begin DATA LINES
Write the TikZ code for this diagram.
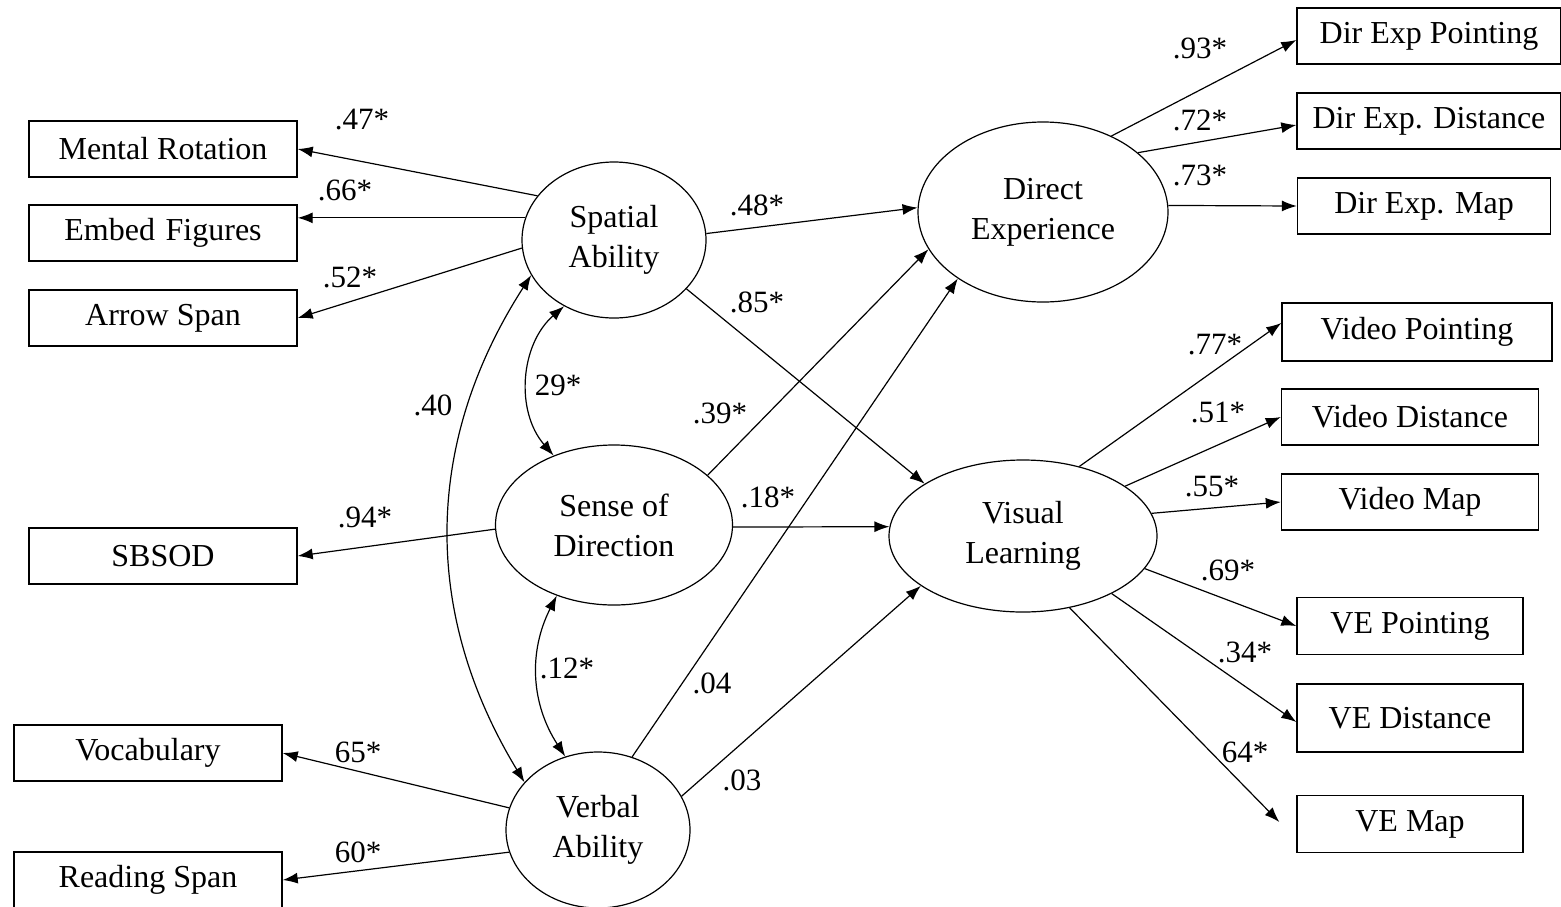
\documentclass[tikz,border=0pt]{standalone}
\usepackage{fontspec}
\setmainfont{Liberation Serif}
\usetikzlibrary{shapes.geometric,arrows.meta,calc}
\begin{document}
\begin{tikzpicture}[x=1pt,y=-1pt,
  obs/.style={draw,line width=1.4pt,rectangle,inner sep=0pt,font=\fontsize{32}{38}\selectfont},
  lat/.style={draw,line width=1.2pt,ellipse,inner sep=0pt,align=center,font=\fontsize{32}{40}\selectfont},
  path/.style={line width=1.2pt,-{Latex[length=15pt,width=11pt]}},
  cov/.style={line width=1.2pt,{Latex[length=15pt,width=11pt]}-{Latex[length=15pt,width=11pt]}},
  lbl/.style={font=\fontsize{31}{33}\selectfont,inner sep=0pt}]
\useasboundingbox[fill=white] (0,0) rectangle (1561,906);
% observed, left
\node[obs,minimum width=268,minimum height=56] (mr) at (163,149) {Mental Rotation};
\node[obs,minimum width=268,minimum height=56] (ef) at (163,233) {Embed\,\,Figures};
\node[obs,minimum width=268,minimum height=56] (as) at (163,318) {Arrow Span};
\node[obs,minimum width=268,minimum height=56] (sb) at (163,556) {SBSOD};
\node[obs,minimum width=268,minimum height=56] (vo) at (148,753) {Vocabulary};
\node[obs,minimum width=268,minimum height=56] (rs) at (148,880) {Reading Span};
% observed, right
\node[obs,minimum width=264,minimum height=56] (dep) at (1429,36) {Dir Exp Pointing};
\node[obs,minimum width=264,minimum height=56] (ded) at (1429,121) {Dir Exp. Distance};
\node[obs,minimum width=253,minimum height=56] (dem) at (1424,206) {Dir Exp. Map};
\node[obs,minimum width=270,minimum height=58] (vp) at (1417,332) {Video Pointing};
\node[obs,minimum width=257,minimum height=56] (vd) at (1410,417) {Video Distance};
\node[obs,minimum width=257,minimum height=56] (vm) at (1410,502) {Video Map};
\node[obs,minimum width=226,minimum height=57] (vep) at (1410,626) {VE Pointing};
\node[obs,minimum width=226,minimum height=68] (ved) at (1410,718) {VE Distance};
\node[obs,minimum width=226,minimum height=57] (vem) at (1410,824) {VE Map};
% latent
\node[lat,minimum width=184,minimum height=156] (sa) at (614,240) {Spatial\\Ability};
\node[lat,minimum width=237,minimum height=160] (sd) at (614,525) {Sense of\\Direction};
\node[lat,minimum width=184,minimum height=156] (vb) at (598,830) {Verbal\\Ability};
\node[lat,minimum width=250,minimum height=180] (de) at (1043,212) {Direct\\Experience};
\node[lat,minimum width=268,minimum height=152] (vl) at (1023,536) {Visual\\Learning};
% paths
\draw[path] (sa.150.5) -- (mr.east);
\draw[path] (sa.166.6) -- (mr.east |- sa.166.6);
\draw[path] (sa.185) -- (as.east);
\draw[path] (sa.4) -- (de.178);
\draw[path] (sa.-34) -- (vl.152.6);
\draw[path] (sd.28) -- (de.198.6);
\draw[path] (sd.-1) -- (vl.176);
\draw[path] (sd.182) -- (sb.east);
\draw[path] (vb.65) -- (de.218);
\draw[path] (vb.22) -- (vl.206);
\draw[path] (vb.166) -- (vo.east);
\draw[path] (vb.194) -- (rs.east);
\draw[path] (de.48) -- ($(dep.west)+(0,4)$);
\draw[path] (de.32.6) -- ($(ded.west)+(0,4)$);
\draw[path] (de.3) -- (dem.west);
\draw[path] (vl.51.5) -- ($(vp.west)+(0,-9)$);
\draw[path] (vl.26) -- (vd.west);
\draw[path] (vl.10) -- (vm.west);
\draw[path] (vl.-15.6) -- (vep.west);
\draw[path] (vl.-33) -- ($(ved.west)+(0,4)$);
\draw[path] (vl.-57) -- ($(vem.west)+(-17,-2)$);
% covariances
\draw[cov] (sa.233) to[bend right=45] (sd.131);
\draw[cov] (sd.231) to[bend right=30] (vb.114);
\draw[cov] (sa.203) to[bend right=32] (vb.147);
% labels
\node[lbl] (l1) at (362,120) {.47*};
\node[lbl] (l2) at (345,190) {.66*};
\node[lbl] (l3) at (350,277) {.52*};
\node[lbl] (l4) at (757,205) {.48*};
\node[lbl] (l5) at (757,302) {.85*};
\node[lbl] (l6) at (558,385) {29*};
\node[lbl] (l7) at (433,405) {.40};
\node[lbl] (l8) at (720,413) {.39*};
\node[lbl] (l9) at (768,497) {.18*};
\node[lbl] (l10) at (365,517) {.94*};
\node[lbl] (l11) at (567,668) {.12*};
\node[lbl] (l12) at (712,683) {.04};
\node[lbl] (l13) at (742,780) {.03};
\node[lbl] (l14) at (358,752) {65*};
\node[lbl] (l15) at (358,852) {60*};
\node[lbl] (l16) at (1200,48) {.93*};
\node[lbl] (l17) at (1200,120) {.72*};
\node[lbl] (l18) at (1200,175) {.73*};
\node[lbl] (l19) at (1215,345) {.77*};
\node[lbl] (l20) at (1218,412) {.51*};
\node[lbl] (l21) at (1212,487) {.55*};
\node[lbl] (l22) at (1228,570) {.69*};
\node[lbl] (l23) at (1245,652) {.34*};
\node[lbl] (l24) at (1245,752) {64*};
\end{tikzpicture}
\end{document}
end DATA LINES
_REQUIRED TASK_: Set down all the data again exactly as above, pictures excluded.

_RESPONSE_:
Write the TikZ code for this diagram.
\documentclass[tikz,border=0pt]{standalone}
\usepackage{fontspec}
\setmainfont{Liberation Serif}
\usetikzlibrary{shapes.geometric,arrows.meta,calc}
\begin{document}
\begin{tikzpicture}[x=1pt,y=-1pt,
  obs/.style={draw,line width=1.4pt,rectangle,inner sep=0pt,font=\fontsize{32}{38}\selectfont},
  lat/.style={draw,line width=1.2pt,ellipse,inner sep=0pt,align=center,font=\fontsize{32}{40}\selectfont},
  path/.style={line width=1.2pt,-{Latex[length=15pt,width=11pt]}},
  cov/.style={line width=1.2pt,{Latex[length=15pt,width=11pt]}-{Latex[length=15pt,width=11pt]}},
  lbl/.style={font=\fontsize{31}{33}\selectfont,inner sep=0pt}]
\useasboundingbox[fill=white] (0,0) rectangle (1561,906);
% observed, left
\node[obs,minimum width=268,minimum height=56] (mr) at (163,149) {Mental Rotation};
\node[obs,minimum width=268,minimum height=56] (ef) at (163,233) {Embed\,\,Figures};
\node[obs,minimum width=268,minimum height=56] (as) at (163,318) {Arrow Span};
\node[obs,minimum width=268,minimum height=56] (sb) at (163,556) {SBSOD};
\node[obs,minimum width=268,minimum height=56] (vo) at (148,753) {Vocabulary};
\node[obs,minimum width=268,minimum height=56] (rs) at (148,880) {Reading Span};
% observed, right
\node[obs,minimum width=264,minimum height=56] (dep) at (1429,36) {Dir Exp Pointing};
\node[obs,minimum width=264,minimum height=56] (ded) at (1429,121) {Dir Exp. Distance};
\node[obs,minimum width=253,minimum height=56] (dem) at (1424,206) {Dir Exp. Map};
\node[obs,minimum width=270,minimum height=58] (vp) at (1417,332) {Video Pointing};
\node[obs,minimum width=257,minimum height=56] (vd) at (1410,417) {Video Distance};
\node[obs,minimum width=257,minimum height=56] (vm) at (1410,502) {Video Map};
\node[obs,minimum width=226,minimum height=57] (vep) at (1410,626) {VE Pointing};
\node[obs,minimum width=226,minimum height=68] (ved) at (1410,718) {VE Distance};
\node[obs,minimum width=226,minimum height=57] (vem) at (1410,824) {VE Map};
% latent
\node[lat,minimum width=184,minimum height=156] (sa) at (614,240) {Spatial\\Ability};
\node[lat,minimum width=237,minimum height=160] (sd) at (614,525) {Sense of\\Direction};
\node[lat,minimum width=184,minimum height=156] (vb) at (598,830) {Verbal\\Ability};
\node[lat,minimum width=250,minimum height=180] (de) at (1043,212) {Direct\\Experience};
\node[lat,minimum width=268,minimum height=152] (vl) at (1023,536) {Visual\\Learning};
% paths
\draw[path] (sa.150.5) -- (mr.east);
\draw[path] (sa.166.6) -- (mr.east |- sa.166.6);
\draw[path] (sa.185) -- (as.east);
\draw[path] (sa.4) -- (de.178);
\draw[path] (sa.-34) -- (vl.152.6);
\draw[path] (sd.28) -- (de.198.6);
\draw[path] (sd.-1) -- (vl.176);
\draw[path] (sd.182) -- (sb.east);
\draw[path] (vb.65) -- (de.218);
\draw[path] (vb.22) -- (vl.206);
\draw[path] (vb.166) -- (vo.east);
\draw[path] (vb.194) -- (rs.east);
\draw[path] (de.48) -- ($(dep.west)+(0,4)$);
\draw[path] (de.32.6) -- ($(ded.west)+(0,4)$);
\draw[path] (de.3) -- (dem.west);
\draw[path] (vl.51.5) -- ($(vp.west)+(0,-9)$);
\draw[path] (vl.26) -- (vd.west);
\draw[path] (vl.10) -- (vm.west);
\draw[path] (vl.-15.6) -- (vep.west);
\draw[path] (vl.-33) -- ($(ved.west)+(0,4)$);
\draw[path] (vl.-57) -- ($(vem.west)+(-17,-2)$);
% covariances
\draw[cov] (sa.233) to[bend right=45] (sd.131);
\draw[cov] (sd.231) to[bend right=30] (vb.114);
\draw[cov] (sa.203) to[bend right=32] (vb.147);
% labels
\node[lbl] (l1) at (362,120) {.47*};
\node[lbl] (l2) at (345,190) {.66*};
\node[lbl] (l3) at (350,277) {.52*};
\node[lbl] (l4) at (757,205) {.48*};
\node[lbl] (l5) at (757,302) {.85*};
\node[lbl] (l6) at (558,385) {29*};
\node[lbl] (l7) at (433,405) {.40};
\node[lbl] (l8) at (720,413) {.39*};
\node[lbl] (l9) at (768,497) {.18*};
\node[lbl] (l10) at (365,517) {.94*};
\node[lbl] (l11) at (567,668) {.12*};
\node[lbl] (l12) at (712,683) {.04};
\node[lbl] (l13) at (742,780) {.03};
\node[lbl] (l14) at (358,752) {65*};
\node[lbl] (l15) at (358,852) {60*};
\node[lbl] (l16) at (1200,48) {.93*};
\node[lbl] (l17) at (1200,120) {.72*};
\node[lbl] (l18) at (1200,175) {.73*};
\node[lbl] (l19) at (1215,345) {.77*};
\node[lbl] (l20) at (1218,412) {.51*};
\node[lbl] (l21) at (1212,487) {.55*};
\node[lbl] (l22) at (1228,570) {.69*};
\node[lbl] (l23) at (1245,652) {.34*};
\node[lbl] (l24) at (1245,752) {64*};
\end{tikzpicture}
\end{document}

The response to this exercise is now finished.